Published December 2002
Epoxidation of propylene with hydrogen peroxide (HP) is regarded as an attractive route to propylene oxide (PO) as it does not produce byproducts like conventional PO technologies do, but relatively high market prices of HP have been an obstacle to the route's commercial acceptance. However, recent technologies for HP production by direct combination of hydrogen and oxygen, and integration of such HP production facility with a PO plant is claimed to offer savings in purification and shipping costs of HP, and thus in the overall PO production cost. Elimination of alkylanthraquinones and alkylanthrahydroquinones from the HP-PO process is said to be another cost lowering factor. BASF and Bayer have patented such processes. BASF reportedly is jointly developing a HP-PO process with Dow and a world-scale PO plant may come onstream as early as 2006. Another agreement for commercial collaboration was recently signed by BASF with Solvay. Degussa and Krupp Udhe have also joined their hands to work on the commercial development of a HP-PO process. Apart from the HP-PO route, a few other PO technologies producing little or no byproducts are said to be nearing commercialization. Sumitomo is reported to be building a plant in Japan, which would employ direct oxidation of propylene with an oxidation source. PO, at present, is commercially made via chlorohydrin and hydroperoxide technologies.
This Review analyses a HP-PO process patented by BASF. In the BASF's two-stage integrated approach for PO production, HP is produced by the direct combination of hydrogen and oxygen in 6 – 7 wt% concentration in an alcoholic solution, preferably methanol. The catalyst system is comprised of alternately laid corrugated and flat steel nets made from fine wires, and rolled into a cylindrical monolith. The monolith is impregnated with a palladium salt. The reactor vessel is flooded with methanol and hydrogen is bubbled in it as fine droplets from multi-leveled feed points. Enriched oxygen is fed from the bottom of reactor. Oxygen to hydrogen ratio in the reactor is within safe limits. Hydrogen conversion is 76% and selectivity to HP is 82 mol%. Water is another byproduct. Reaction conditions are 104 – 122°F (40 – 50°C) and 735 – 800 psia (50 – 54 atmosphere). Reactor temperature is maintained by external cooling of reactor contents.
In the second step, dilute HP-alcohol solution from above is introduced in a fixed-bed epoxidation reactor. Make-up propylene, recycle propylene and HP from product purification stage, are fed into the reactor. The reaction, catalyzed by titanium silicalite, takes place at 104 – 122°F (40 – 50°C) and 300 psia (20.4 atmosphere). HP per-pass conversion is initially 96% but drops down to 63% after 400 hours. PO selectivity is 95 mol%. Propylene per-pass conversion is 39.8%.

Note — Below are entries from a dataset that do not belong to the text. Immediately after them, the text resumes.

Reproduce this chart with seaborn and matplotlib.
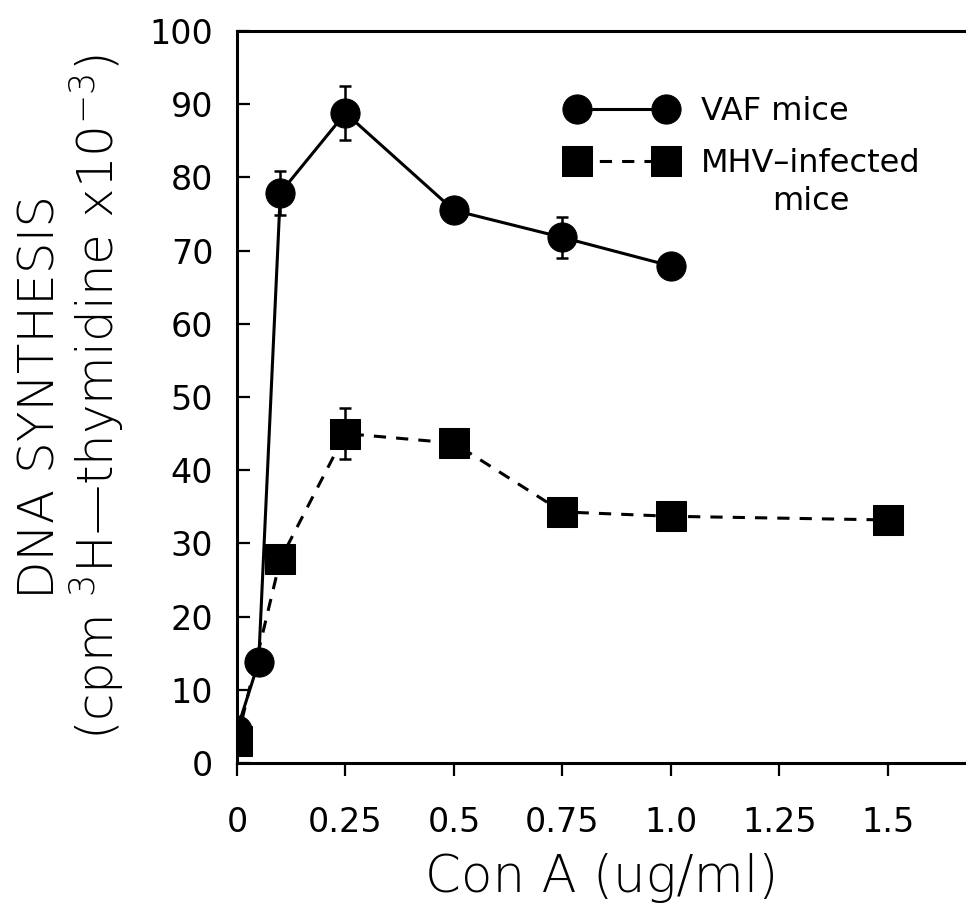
import numpy as np
import pandas as pd
import matplotlib
matplotlib.use("Agg")
import matplotlib.pyplot as plt
import seaborn as sns

# Con A dose (ug/ml) and DNA synthesis (cpm 3H-thymidine x10^-3)
conc_vaf = [0, 0.05, 0.1, 0.25, 0.5, 0.75, 1.0]
dna_vaf = [4.5, 13.8, 77.9, 88.8, 75.5, 71.8, 67.9]
err_vaf = [0, 0, 3.0, 3.7, 0, 2.8, 0]

conc_mhv = [0, 0.1, 0.25, 0.5, 0.75, 1.0, 1.5]
dna_mhv = [3.0, 27.8, 45.0, 43.7, 34.3, 33.7, 33.2]
err_mhv = [0, 0, 3.5, 0, 0, 0, 0]

lab_vaf = "VAF mice"
lab_mhv = "MHV\u2013infected"
lab_mhv2 = "mice"

xticks = [0, 0.25, 0.5, 0.75, 1.0, 1.25, 1.5]
xtick_labels = ["0", "0.25", "0.5", "0.75", "1.0", "1.25", "1.5"]
yticks = [0, 10, 20, 30, 40, 50, 60, 70, 80, 90, 100]

df = pd.concat([
    pd.DataFrame({"conc": conc_vaf, "dna": dna_vaf, "group": lab_vaf}),
    pd.DataFrame({"conc": conc_mhv, "dna": dna_mhv, "group": lab_mhv}),
], ignore_index=True)

sns.set_style("ticks")
plt.rcParams["font.family"] = ["DejaVu Sans"]
plt.rcParams["text.color"] = "black"
plt.rcParams["xtick.color"] = "black"
plt.rcParams["ytick.color"] = "black"
plt.rcParams["axes.labelcolor"] = "black"
plt.rcParams["mathtext.fontset"] = "custom"
plt.rcParams["mathtext.rm"] = "DejaVu Sans:light"
plt.rcParams["mathtext.it"] = "DejaVu Sans:light"

fig = plt.figure(figsize=(9.66, 9.18), dpi=100)
ax = fig.add_axes([0.2453, 0.1689, 0.7547, 0.7973])

sns.lineplot(
    data=df,
    x="conc",
    y="dna",
    style="group",
    markers={lab_vaf: "o", lab_mhv: "s"},
    dashes={lab_vaf: "", lab_mhv: (4, 3.3)},
    color="black",
    linewidth=2.2,
    markersize=21,
    markeredgecolor="black",
    sort=False,
    errorbar=None,
    legend=False,
    ax=ax,
)

for xs, ys, es in [(conc_vaf, dna_vaf, err_vaf), (conc_mhv, dna_mhv, err_mhv)]:
    xs, ys, es = np.array(xs), np.array(ys), np.array(es)
    m = es > 0
    ax.errorbar(xs[m], ys[m], yerr=es[m], fmt="none", ecolor="black",
                elinewidth=1.8, capsize=4, capthick=1.8)

ax.set_xlim(0, 1.68)
ax.set_ylim(0, 100)
ax.set_xticks(xticks)
ax.set_xticklabels(xtick_labels)
ax.set_yticks(yticks)

ax.tick_params(axis="y", direction="in", length=9, width=1.6,
               labelsize=24, pad=17)
ax.tick_params(axis="x", direction="out", length=9, width=1.6,
               labelsize=24, pad=22)

for s in ["left", "bottom", "top"]:
    ax.spines[s].set_linewidth(2.2)
    ax.spines[s].set_color("black")
ax.spines["right"].set_visible(False)

ax.set_xlabel("Con A (ug/ml)", fontsize=37, fontweight="light", labelpad=10)
ax.set_ylabel("DNA SYNTHESIS\n(cpm $^{3}$H\u2014thymidine x10$^{-3}$)",
              fontsize=36, fontweight="light", linespacing=1.05,
              multialignment="center")
ax.yaxis.set_label_coords(-0.152, 0.5)

leg = ax.legend(
    handles=ax.lines[:2],
    labels=[lab_vaf, lab_mhv],
    loc="upper left",
    bbox_to_anchor=(0.4527, 0.911),
    frameon=False,
    fontsize=23,
    numpoints=2,
    handlelength=3.4,
    handletextpad=0.8,
    borderpad=0,
    borderaxespad=0,
    labelspacing=0.65,
)

# second line of the MHV label, centred under it
fig.canvas.draw()
bb = leg.get_texts()[1].get_window_extent()
x_c, y_c = fig.transFigure.inverted().transform(((bb.x0 + bb.x1) / 2, bb.y0 - 23))
fig.text(x_c, y_c, lab_mhv2, fontsize=23, ha="center", va="center")

fig.savefig("out.png", dpi=100)
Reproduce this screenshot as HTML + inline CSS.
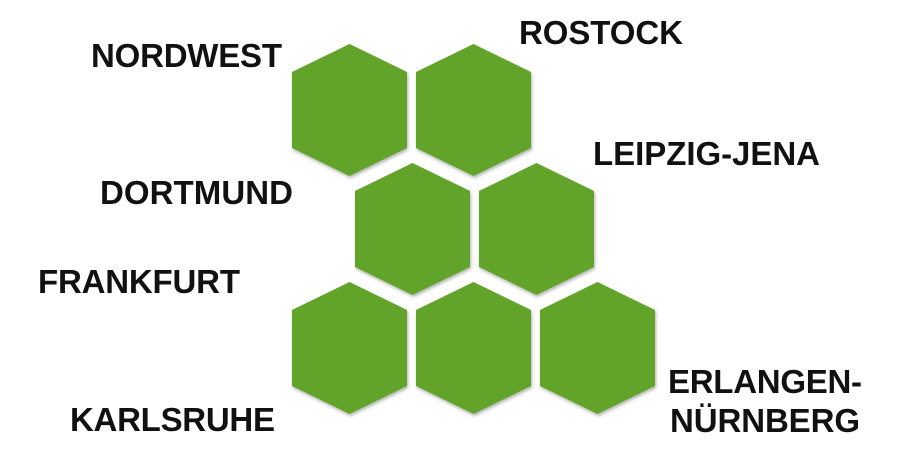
<!DOCTYPE html>
<html><head><style>body{margin:0;background:#fff}svg{display:block}</style></head><body>
<svg width="897" height="462" xmlns="http://www.w3.org/2000/svg">
<defs>
<filter id="s" x="-10%" y="-10%" width="120%" height="120%"><feDropShadow dx="1" dy="2" stdDeviation="1.5" flood-color="#000" flood-opacity="0.3"/></filter>
<polygon id="h" points="0,-66 57.5,-38 57.5,38 0,66 -57.5,38 -57.5,-38"/>
</defs>
<g fill="#62a329" filter="url(#s)">
<use href="#h" x="349.5" y="110"/>
<use href="#h" x="473.5" y="110"/>
<use href="#h" x="412.5" y="229"/>
<use href="#h" x="536.5" y="229"/>
<use href="#h" x="349.5" y="348"/>
<use href="#h" x="473.5" y="348"/>
<use href="#h" x="597.5" y="348"/>
</g>
<g font-family="Liberation Sans, Arial, sans-serif" font-weight="bold" font-size="33" fill="#111" lengthAdjust="spacingAndGlyphs">
<text x="91" y="67" textLength="191">NORDWEST</text>
<text x="519" y="44" textLength="164">ROSTOCK</text>
<text x="593" y="165" textLength="227">LEIPZIG-JENA</text>
<text x="100" y="204" textLength="193">DORTMUND</text>
<text x="38" y="293" textLength="202">FRANKFURT</text>
<text x="70" y="431" textLength="205">KARLSRUHE</text>
<text x="668" y="393" textLength="194">ERLANGEN-</text>
<text x="670" y="432" textLength="190">NÜRNBERG</text>
</g>
</svg>
</body></html>
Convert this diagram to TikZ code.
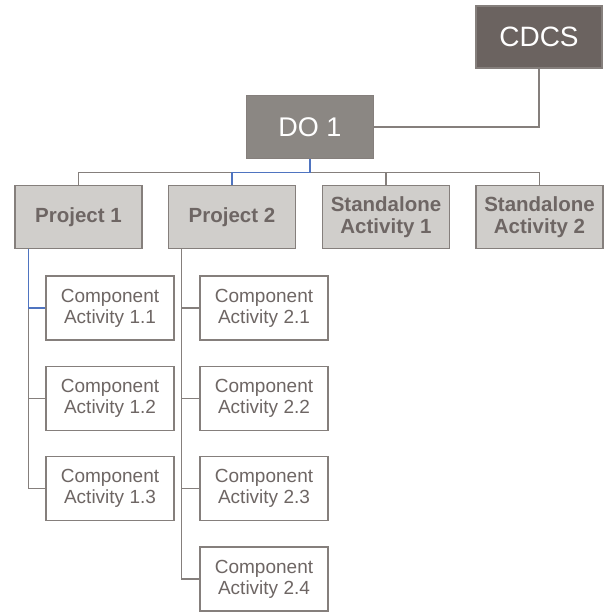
\documentclass[tikz,border=0pt]{standalone}
\usepackage{fontspec}
\setmainfont{Liberation Sans}
\usetikzlibrary{calc}
\definecolor{boxline}{HTML}{857F7C}
\definecolor{txtgray}{HTML}{6E6664}
\definecolor{cdcsfill}{HTML}{6B6360}
\definecolor{dofill}{HTML}{8B8783}
\definecolor{projfill}{HTML}{D0CECB}
\definecolor{selblue}{HTML}{4F74C0}

\begin{document}
\begin{tikzpicture}[x=1pt,y=-1pt,
    topbox/.style={draw=boxline, line width=1.3pt, minimum width=126pt, minimum height=62pt, inner sep=0pt, align=center, text=white},
    projbox/.style={draw=boxline, line width=1.3pt, fill=projfill, minimum width=127pt, minimum height=63pt, inner sep=0pt, align=center, text=txtgray, font=\fontsize{20.5}{21.5}\selectfont\bfseries},
    compbox/.style={draw=boxline, line width=1.3pt, fill=white, minimum width=128pt, minimum height=64pt, inner sep=0pt, align=center, text=txtgray, font=\fontsize{19}{21}\selectfont},
    link/.style={draw=boxline, line width=1.2pt},
    sellink/.style={draw=selblue, line width=1.2pt}]
    \useasboundingbox (0,0) rectangle (605,612);

    \node [topbox, fill=cdcsfill, font=\fontsize{28}{30}\selectfont] (cdcs) at (539,37) {CDCS};
    \node [topbox, fill=dofill, minimum width=127pt, minimum height=63pt, font=\fontsize{27}{29}\selectfont] (do1) at (310,127) {DO 1};

    \node [projbox] (proj1) at (78.5,217) {Project 1};
    \node [projbox] (proj2) at (232,217) {Project 2};
    \node [projbox] (sa1) at (386,217) {Standalone\\Activity 1};
    \node [projbox] (sa2) at (539.5,217) {Standalone\\Activity 2};

    \node [compbox] (ca11) at (110,308) {Component\\Activity 1.1};
    \node [compbox] (ca12) at (110,398.5) {Component\\Activity 1.2};
    \node [compbox] (ca13) at (110,488.5) {Component\\Activity 1.3};

    \node [compbox] (ca21) at (264,308) {Component\\Activity 2.1};
    \node [compbox] (ca22) at (264,398.5) {Component\\Activity 2.2};
    \node [compbox] (ca23) at (264,488.5) {Component\\Activity 2.3};
    \node [compbox] (ca24) at (264,579) {Component\\Activity 2.4};

    \draw [link] (do1.east) -| (cdcs.south);% DO to CDCS

    \foreach \p in {proj1,sa1,sa2}
      \draw [link] (do1.south) -- ++(0,13) -| (\p.north);
    \draw [sellink] (do1.south) -- ++(0,13) -| (proj2.north);

    \foreach \c in {ca11,ca12,ca13}
      \draw [link] (proj1.south west) ++(14,0) |- (\c.west);
    \draw [sellink] (proj1.south west) ++(14,0) |- (ca11.west);

    \foreach \c in {ca21,ca22,ca23,ca24}
      \draw [link] (proj2.south west) ++(14,0) |- (\c.west);
\end{tikzpicture}
\end{document}
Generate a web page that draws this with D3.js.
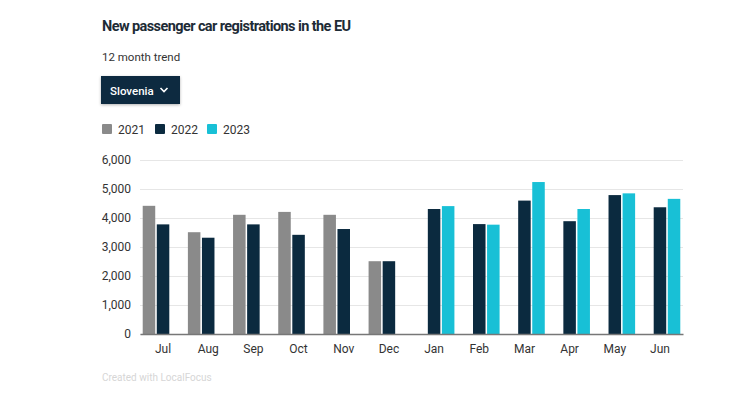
<!DOCTYPE html>
<html>
<head>
<meta charset="utf-8">
<script src="https://cdn.jsdelivr.net/npm/d3@7"></script>
<style>
  body { margin: 0; background: #fff; }
  svg { display: block; font-family: Roboto, "Liberation Sans", sans-serif; }
</style>
</head>
<body>
<div id="chart"></div>
<script>
// data
const months = ["Jul", "Aug", "Sep", "Oct", "Nov", "Dec", "Jan", "Feb", "Mar", "Apr", "May", "Jun"];
const years = ["2021", "2022", "2023"];
const values2021 = [4420, 3510, 4110, 4210, 4110, 2510, null, null, null, null, null, null];
const values2022 = [3780, 3320, 3780, 3420, 3620, 2510, 4310, 3790, 4600, 3890, 4790, 4370];
const values2023 = [null, null, null, null, null, null, 4410, 3770, 5240, 4310, 4850, 4660];
const yTicks = [0, 1000, 2000, 3000, 4000, 5000, 6000];
const colors = { "2021": "#8a8a8a", "2022": "#0b2a3f", "2023": "#18c0d6" };

const W = 750, H = 397;
const margin = { left: 140, right: 67, top: 160, bottom: 63 };

const svg = d3.select("#chart").append("svg")
    .attr("width", W)
    .attr("height", H);

// header
svg.append("text")
    .attr("x", 102).attr("y", 31)
    .attr("font-size", 14.5).attr("font-weight", 700)
    .attr("fill", "#1d2b36")
    .attr("textLength", 249)
    .text("New passenger car registrations in the EU");

svg.append("text")
    .attr("x", 102).attr("y", 61)
    .attr("font-size", 11.5).attr("fill", "#333")
    .text("12 month trend");

// dropdown button
const defs = svg.append("defs");
const shadow = defs.append("filter").attr("id", "shadow")
    .attr("x", "-10%").attr("y", "-20%").attr("width", "130%").attr("height", "160%");
shadow.append("feDropShadow")
    .attr("dx", 0).attr("dy", 1).attr("stdDeviation", 1.5)
    .attr("flood-color", "#000").attr("flood-opacity", 0.3);

svg.append("rect")
    .attr("x", 101).attr("y", 76)
    .attr("width", 79).attr("height", 28)
    .attr("fill", "#0b2a3f")
    .attr("filter", "url(#shadow)");
svg.append("text")
    .attr("x", 110).attr("y", 94.5)
    .attr("font-size", 11.5).attr("font-weight", 500)
    .attr("fill", "#fff")
    .text("Slovenia");
svg.append("path")
    .attr("d", "M160.5,88 l3.5,3.5 l3.5,-3.5")
    .attr("fill", "none").attr("stroke", "#fff").attr("stroke-width", 1.6);

// legend
const legendX = [102, 155, 207];
years.forEach((y, i) => {
    svg.append("rect")
        .attr("x", legendX[i]).attr("y", 124)
        .attr("width", 10).attr("height", 10)
        .attr("rx", 1)
        .attr("fill", colors[y]);
    svg.append("text")
        .attr("x", legendX[i] + 16).attr("y", 134)
        .attr("font-size", 12).attr("fill", "#333")
        .text(y);
});

// scales
const width = W - margin.left - margin.right;
const height = H - margin.top - margin.bottom;

const x0 = d3.scaleBand()
    .domain(months)
    .range([margin.left, margin.left + width])
    .paddingInner(0.1)
    .paddingOuter(0.06);

const x1 = d3.scaleBand()
    .domain(years)
    .range([0, x0.bandwidth()])
    .paddingInner(0.11);

const y = d3.scaleLinear()
    .domain([0, 6000])
    .range([margin.top + height, margin.top]);

// gridlines + y axis labels
const yAxis = d3.axisLeft(y)
    .tickValues(yTicks)
    .tickSize(-width)
    .tickFormat(d3.format(","));
const gy = svg.append("g")
    .attr("class", "y-axis")
    .attr("transform", `translate(${margin.left},0)`)
    .call(yAxis);
gy.select(".domain").remove();
gy.selectAll(".tick line")
    .attr("stroke", "#e6e6e6");
gy.selectAll(".tick text")
    .attr("x", -9)
    .attr("font-size", 12)
    .attr("font-family", "Roboto, sans-serif")
    .attr("fill", "#333");

// bars
const rows = months.map((m, i) => ({
    month: m,
    vals: [
        { year: "2021", v: values2021[i] },
        { year: "2022", v: values2022[i] },
        { year: "2023", v: values2023[i] }
    ].filter(d => d.v != null)
}));

svg.append("g").selectAll("g")
    .data(rows)
    .enter()
    .append("g")
    .attr("transform", d => `translate(${x0(d.month)},0)`)
    .selectAll("rect")
    .data(d => d.vals)
    .enter()
    .append("rect")
    .attr("class", "bar")
    .attr("x", d => x1(d.year))
    .attr("y", d => y(d.v))
    .attr("width", x1.bandwidth())
    .attr("height", d => y(0) - y(d.v))
    .attr("fill", d => colors[d.year]);

// x axis
const xAxis = d3.axisBottom(x0).tickSize(0).tickPadding(10);
const gx = svg.append("g")
    .attr("class", "x-axis")
    .attr("transform", `translate(0,${y(0)})`)
    .call(xAxis);
gx.select(".domain")
    .attr("stroke", "#777")
    .attr("stroke-width", 1.5);
gx.selectAll(".tick text")
    .attr("font-size", 12)
    .attr("font-family", "Roboto, sans-serif")
    .attr("fill", "#333");

// footer
svg.append("text")
    .attr("x", 102).attr("y", 381)
    .attr("font-size", 10).attr("fill", "#d6d6d6")
    .text("Created with LocalFocus");
</script>
</body>
</html>
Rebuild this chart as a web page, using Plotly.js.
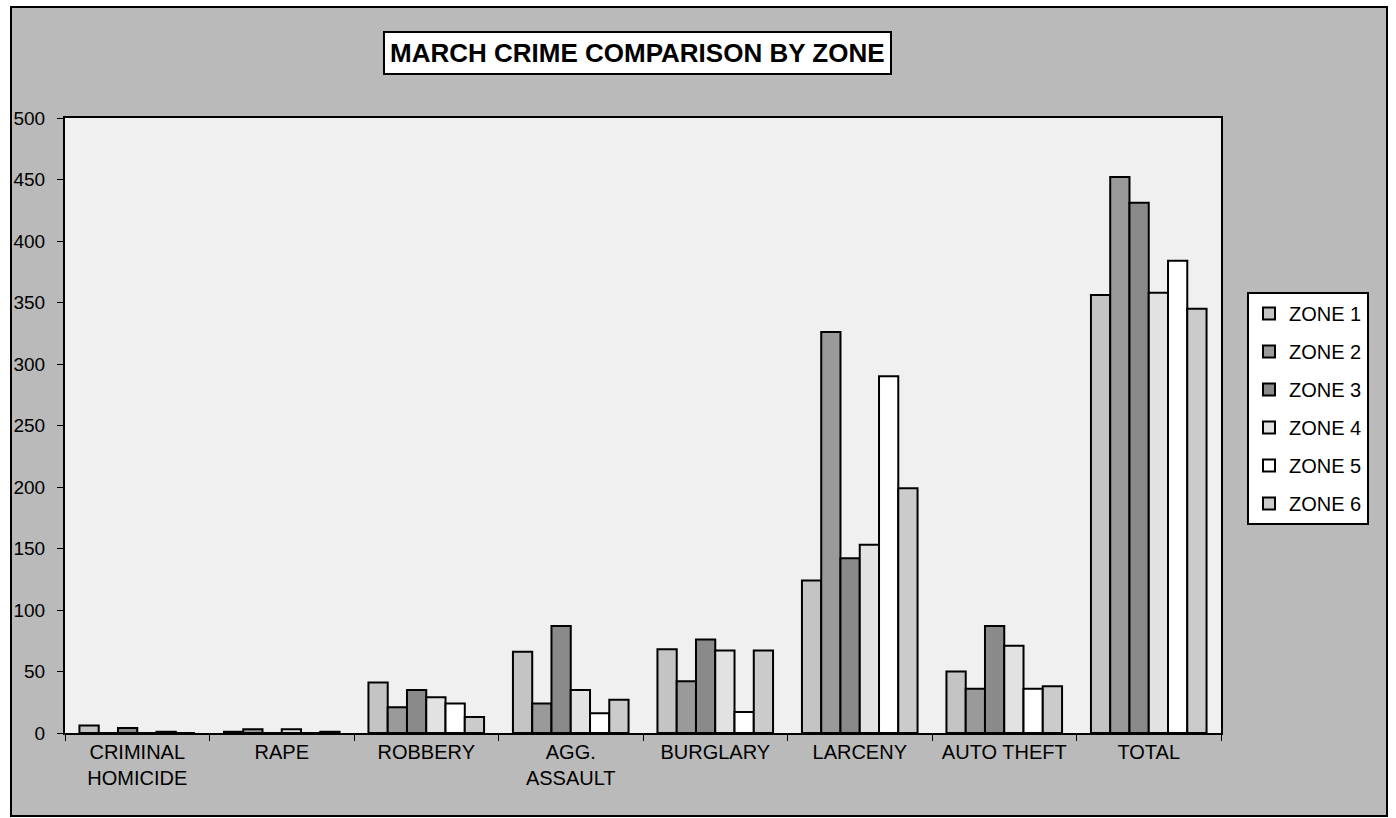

Our estimates show that a 220-million lb/yr (100,000 metric ton/yr) grassroots HP-PO plant based on the direct H2 and O2 combination technology may give capital savings of up to 16% when compared with the conventional hydroperoxidation technologies. However, operating cost of such a plant is much higher than that of latter. The new process cannot compete with chlorohydrin technologies, which have the lowest capital investment, though their operating economics are close to those of HP-PO process.